I welcome your comments.

  1. November 15, 2019 at 9:04 PM

    What did Captain Jones decide and do? Why did he do what he decided to do? Did Monte Carlo really help? What to do about the unknown unknowns?

    • Norman Marks
      November 16, 2019 at 7:10 AM

      The fact that it is not clear what he should do with just these individual reports makes it very clear more is needed: some way to see the big picture and weigh all the pros and cons. A list of risks is insufficient.

  2. Grant Purdy
    November 15, 2019 at 9:37 PM

    I’ve never been able to rationalise why people categorise risk according to a consequence type or organisational activity. The only way that makes sense (if you believe that you understand what ‘risk’ means – and I don’t) is according to causation.

    On the other hand, I can understand that job preservation and enhancement are strong drivers for silo creation. Even then, letting the IT department look after IT risks and the credit department look after credit risks, as examples, is like letting the fox look after the hen house!

    Of course, all this is just part of the meaningless farce that risk management has become. Even among the ‘experts’ in different types of ‘risk management’ who advocate the adoption and practice (often to earn their living) of a particular set of paradigms and methods, the term has no settled meaning or even clarity as to purpose. Instead, the clumsy constructs and confected, ever-expanding jargon of its many versions complicate rather than improve decision-making.

    All the forms of ‘Risk management’ are just labels for a belief systems that are promoted – often with evangelical enthusiasm – as if their name alone is an indispensable and fundamental truth. Often, its particularly important that a particular belief system is described by a three letter acronym (like ERM, SRM, IRM, GRC., etc, etc) to give it some mystique and special identity.
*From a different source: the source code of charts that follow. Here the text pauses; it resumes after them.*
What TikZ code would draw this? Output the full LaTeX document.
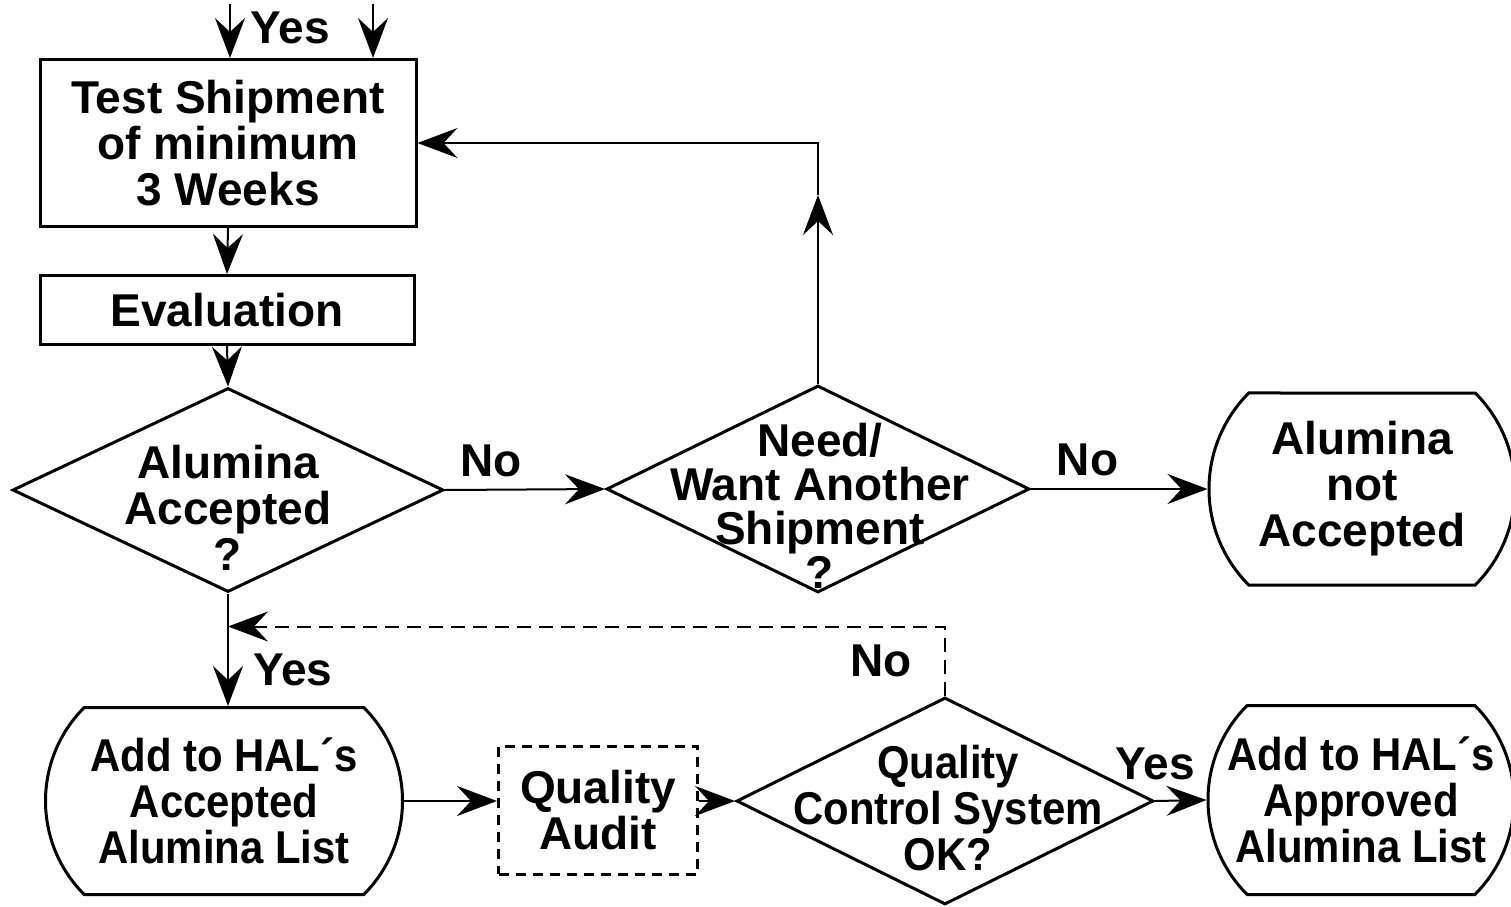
\documentclass[tikz,border=0pt]{standalone}
\usepackage{fontspec}
\setmainfont{Liberation Sans}
\newfontfamily\narrowsf[FakeStretch=0.91]{Liberation Sans}
\usetikzlibrary{shapes.geometric,shapes.misc,arrows.meta}

\begin{document}
\begin{tikzpicture}[x=0.5pt,y=-0.5pt,
  box/.style={draw,line width=1.5pt,inner sep=0pt},
  dia/.style={draw,diamond,line width=1.5pt,inner sep=0pt},
  term/.style={draw,rounded rectangle,rounded rectangle arc length=90,
    line width=1.5pt,inner sep=0pt},
  txt/.style={font=\fontsize{23}{23}\selectfont\bfseries,align=center,inner sep=0pt},
  ntxt/.style={txt,font=\narrowsf\fontsize{23}{23}\selectfont\bfseries},
  arr/.style={-{Stealth[length=20pt,width=15pt,inset=7pt]},line width=1pt}]

\useasboundingbox (0,0) rectangle (1511,906); %% page size

%% entry points from above
\coordinate (in1) at (230,4);
\coordinate (in2) at (373,4);

\node[box,txt,minimum width=188pt,minimum height=83.5pt] (test) at (228,143)
  {Test Shipment\\of minimum\\3 Weeks};
\node[box,txt,minimum width=187pt,minimum height=34.5pt] (eval) at (227,310)
  {Evaluation};

\node[dia,minimum width=215.5pt,minimum height=102pt] (acc) at (228,490) {};
\node[txt] (acc-t) at (228,508) {Alumina\\Accepted\\?};

\node[dia,minimum width=211.5pt,minimum height=103.5pt] (need) at (818,489) {};
\node[txt,font=\fontsize{23}{22}\selectfont\bfseries] (need-t) at (820,506)
  {Need/\\Want Another\\Shipment\\?};

\node[term,txt,minimum width=153pt,minimum height=96pt] (notacc) at (1362,489)
  {Alumina\\not\\Accepted};

\node[term,ntxt,minimum width=178.5pt,minimum height=93.5pt] (add) at (224,801)
  {Add to HAL´s\\Accepted\\Alumina List};
\node[box,txt,dash pattern=on 5pt off 3.5pt,minimum width=99.5pt,minimum height=64pt]
  (audit) at (598,810) {Quality\\Audit};

\node[dia,minimum width=208.5pt,minimum height=103.5pt] (qc) at (945,801) {};
\node[ntxt] (qc-t) at (948,808) {Quality\\Control System\\OK?};

\node[term,ntxt,minimum width=153pt,minimum height=94.5pt] (appr) at (1361,800)
  {Add to HAL´s\\Approved\\Alumina List};

%% connectors
\draw[arr] (in1) -- (in1 |- test.north);
\draw[arr] (in2) -- (in2 |- test.north);
\node[txt] (yes-in) at (290,28) {Yes};

\draw[arr] (test.south) -- (eval.north);
\draw[arr] (eval.south) -- (acc.north);
\draw[arr] (acc.east) -- node[txt,pos=0.29,above=6pt]{No} (need.west);

\coordinate (up) at (818,195);
\draw[arr] (need.north) -- (up);
\draw[arr] (up) |- (test.east);

\draw[arr] (need.east) -- node[txt,pos=0.32,above=6pt]{No} (notacc.west);
\draw[arr] (acc.south) -- node[txt,pos=0.68,right=12pt]{Yes} (acc.south |- add.north);

\path (acc.south) ++(0,33) coordinate (merge);
\draw[arr,dash pattern=on 7pt off 4pt] (qc.north) |-
  node[txt,pos=0.25,left=16pt]{No} (merge);

\draw[arr] (add.east) -- (add.east -| audit.west);
\draw[arr] (qc.west -| audit.east) -- (qc.west);
\draw[arr] (qc.east) -- node[txt,pos=0,above=10pt]{Yes} (appr.west);

\end{tikzpicture}
\end{document}
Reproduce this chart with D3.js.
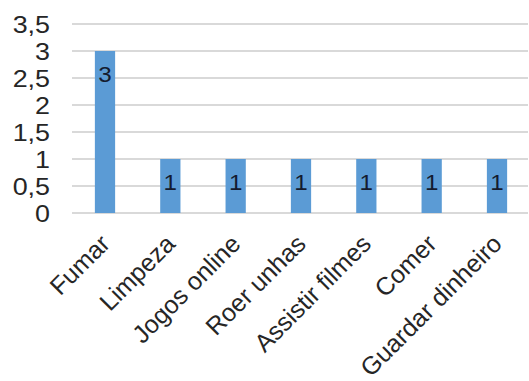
<!DOCTYPE html>
<html>
<head>
<meta charset="utf-8">
<script src="https://cdn.jsdelivr.net/npm/d3@7"></script>
<style>
  body { margin: 0; background: #fff; }
  text { font-family: "Liberation Sans", Arial, sans-serif; fill: #262626; }
</style>
</head>
<body>
<svg width="529" height="381"></svg>
<script>
const categories = ["Fumar", "Limpeza", "Jogos online", "Roer unhas", "Assistir filmes", "Comer", "Guardar dinheiro"];
const values = [3, 1, 1, 1, 1, 1, 1];
const yTicks = [0, 0.5, 1, 1.5, 2, 2.5, 3, 3.5];

const svg = d3.select("svg");

const x = d3.scaleBand().domain(categories).range([72, 530]).paddingInner(0.69).paddingOuter(0.35);
const y = d3.scaleLinear().domain([0, 3.5]).range([213, 24]);

const fmt = d => String(d).replace(".", ",");

// gridlines
svg.append("g")
  .selectAll("line")
  .data(yTicks)
  .enter().append("line")
  .attr("x1", 72)
  .attr("x2", 528)
  .attr("y1", d => y(d))
  .attr("y2", d => y(d))
  .attr("stroke", "#d9d9d9")
  .attr("stroke-width", 2);

// y labels
svg.append("g")
  .selectAll("text")
  .data(yTicks)
  .enter().append("text")
  .attr("transform", d => `translate(50,${y(d)}) scale(1.12,1)`)
  .attr("dy", "0.36em")
  .attr("text-anchor", "end")
  .style("font-size", "24px")
  .text(fmt);

// bars
svg.append("g")
  .selectAll("rect")
  .data(values)
  .enter().append("rect")
  .attr("x", (d, i) => x(categories[i]))
  .attr("y", d => y(d))
  .attr("width", x.bandwidth())
  .attr("height", d => y(0) - y(d))
  .attr("fill", "#5b9bd5");

// value labels
svg.append("g")
  .selectAll("text")
  .data(values)
  .enter().append("text")
  .attr("transform", (d, i) => `translate(${x(categories[i]) + x.bandwidth() / 2},${y(d) + 23}) scale(1.1,1)`)
  .attr("dy", "0.36em")
  .attr("text-anchor", "middle")
  .style("font-size", "22px")
  .style("fill", "#141c30")
  .text(d => d);

// category labels
svg.append("g")
  .selectAll("text")
  .data(categories)
  .enter().append("text")
  .attr("transform", d => `translate(${x(d) + x.bandwidth() / 2 - 6},${233}) rotate(-45)`)
  .attr("dy", "0.7em")
  .attr("text-anchor", "end")
  .style("font-size", "25px")
  .text(d => d);
</script>
</body>
</html>
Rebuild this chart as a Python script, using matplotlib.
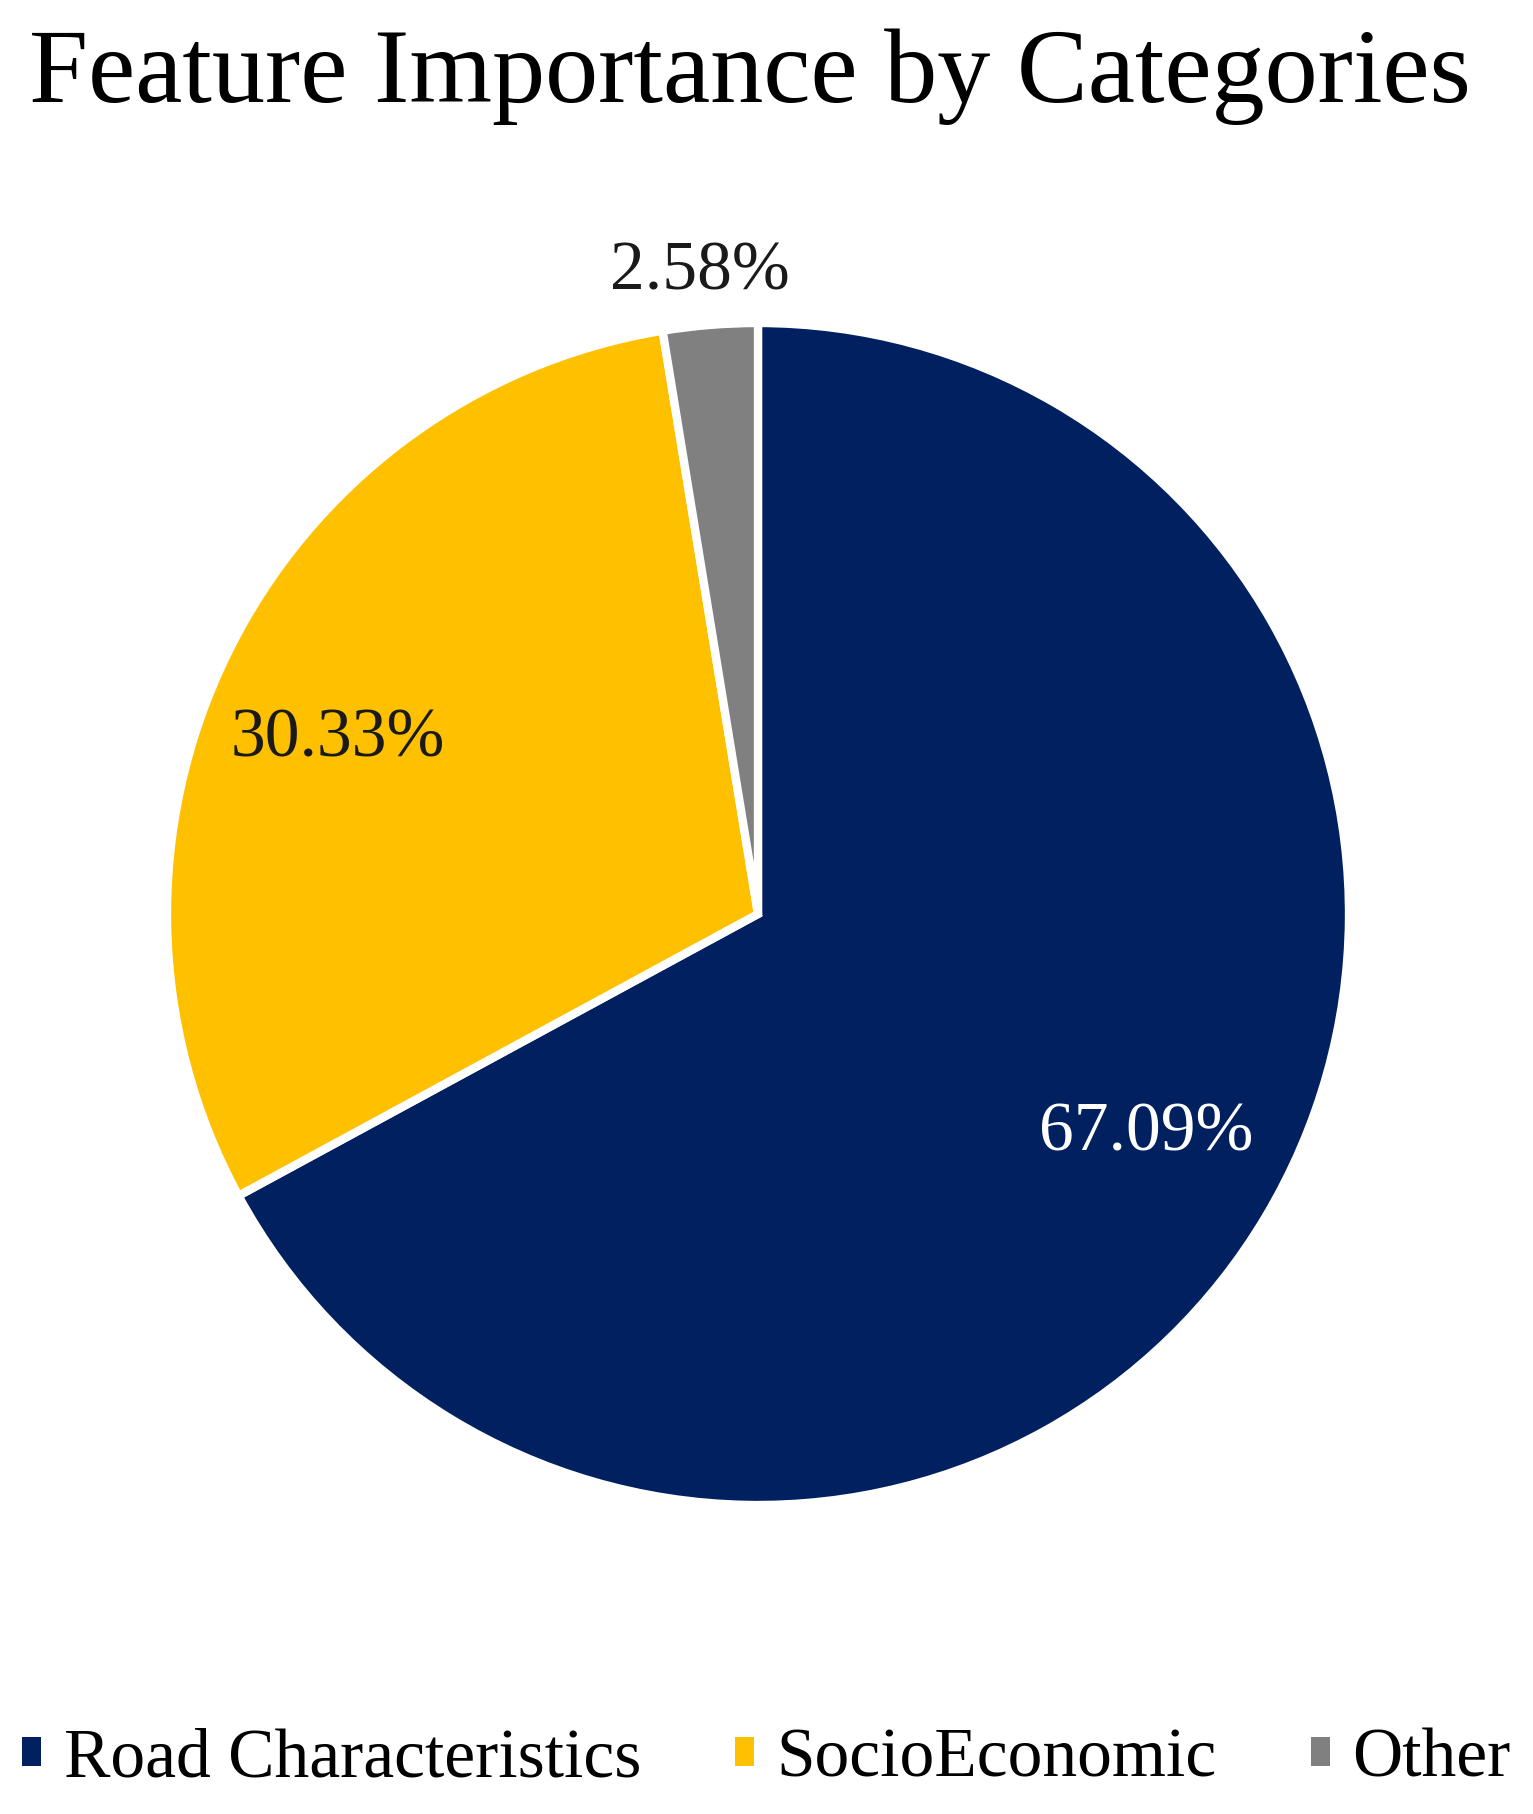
import numpy as np
import matplotlib
matplotlib.use("Agg")
from matplotlib import pyplot as plt
from matplotlib.patches import Patch

categories = ["Road Characteristics", "SocioEconomic", "Other"]
shares = [67.09, 30.33, 2.58]
colors = ["#002060", "#FFC000", "#808080"]
label_colors = ["white", "#1a1a1a", "#1a1a1a"]
label_radius = [0.755, 0.77, 1.09]
label_shift = [1.2, 3.6, 0.5]  # degrees, nudges label off the wedge middle

plt.rcParams["font.family"] = ["Liberation Serif", "DejaVu Serif"]

W, H = 1533, 1814
fig = plt.figure(figsize=(W / 100, H / 100), dpi=100)

cx, cy, r = 758, 914, 591
ax = fig.add_axes([(cx - r) / W, (H - cy - r) / H, 2 * r / W, 2 * r / H])
wedges, _ = ax.pie(shares, colors=colors, startangle=90, counterclock=False,
                   wedgeprops=dict(edgecolor="white", linewidth=6))
ax.set_xlim(-1, 1)
ax.set_ylim(-1, 1)
ax.set_aspect("equal")
ax.axis("off")

for w, val, c, d, s in zip(wedges, shares, label_colors, label_radius, label_shift):
    ang = np.deg2rad((w.theta1 + w.theta2) / 2 + s)
    ax.text(d * np.cos(ang), d * np.sin(ang), f"{val:.2f}%", color=c,
            fontsize=50, ha="center", va="center")

fig.text(0.019, 1 - 102 / H, "Feature Importance by Categories",
         fontsize=76.5, ha="left", va="baseline")

handles = [Patch(facecolor=c, edgecolor="none") for c in colors]
fig.legend(handles, categories, loc="center", bbox_to_anchor=(0.5, 1 - 1760 / H),
           ncol=3, frameon=False, fontsize=50, handlelength=0.27, handleheight=0.27,
           handletextpad=0.33, columnspacing=1.35)

fig.savefig("out.png", dpi=100, facecolor="white")
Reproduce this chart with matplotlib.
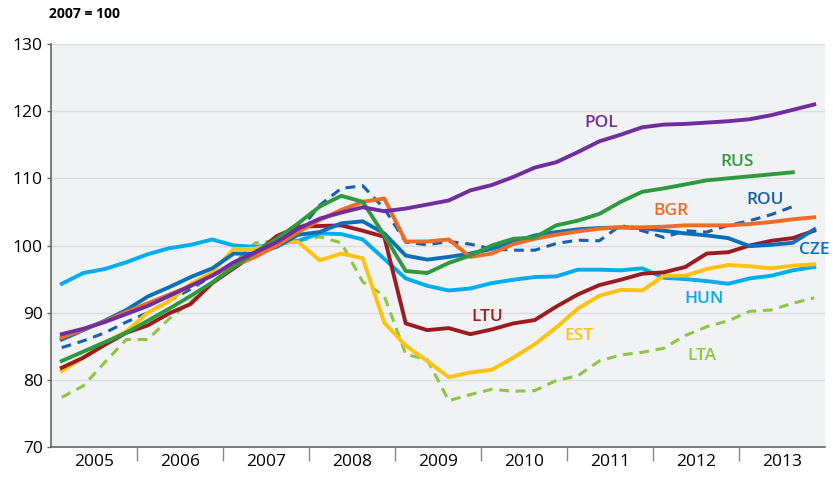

    And, of course, like other religions and beliefs systems, each tribe or denomination has its own set of symbols and ‘truths’ based on unvalidated assertions and concepts, a unique confected jargon manifesting as real knowledge and is defined by its label rather than what it means or actually achieves.

    Of course, Norman, respected authors who write books on just one type of risk management (Technology Risk, for example) only help to perpetuate the silos and emphasise particular, whacky believe systems.

  3. Gary Lim
    November 17, 2019 at 5:28 AM

    When you said ” takes the information from individual areas …” doesn’t it mean you are taking from EACH SILO if not where do you get the information. Personally I view it as 2 separate area of responsibilities SILO for the individual probably at Supervisory level, they must have to take care of their areas say safety. To compile and related them for the benefit for Management to use, it is another person who has the ability to comprehend and link all the silos into something useful. Silo is the input which I would respect.

    As for the case you mentioned, Someone is paid to decide based on the input from the staff, the Captain who makes a calculated risk and proceed with the action period!

  4. Gregory Sosbee
    November 18, 2019 at 8:53 AM

    Norman, while I am not sure of your example, I am completely on board with your last five content related paragraphs. Risk Management Rule 1 (Risk = Risk) should blow apart any notion that each exposure subset should have its place, and Rule 5 (Only one risk management program with common nomenclature, protocols, and measurements) describes how the ERM program has to be designed, implemented and managed. (The silo list in your commentary is an exposure list, not a risk list.)

    As an example, just last week, I read an article written by a high-level Deloitte Partner describing what was labeled as an “Extended Risk Management Program” for vendor/supplier risk management. (In fact, if you tack on a separate ERM program for vendors, you also have to tack on the same type of program for customers. Total rubbish.) In an ERM Environment, all risks of the organization are included; thus, no need to introduce another one-off program that only duplicates what should already be standard risk management practice, and just adds to the confusion.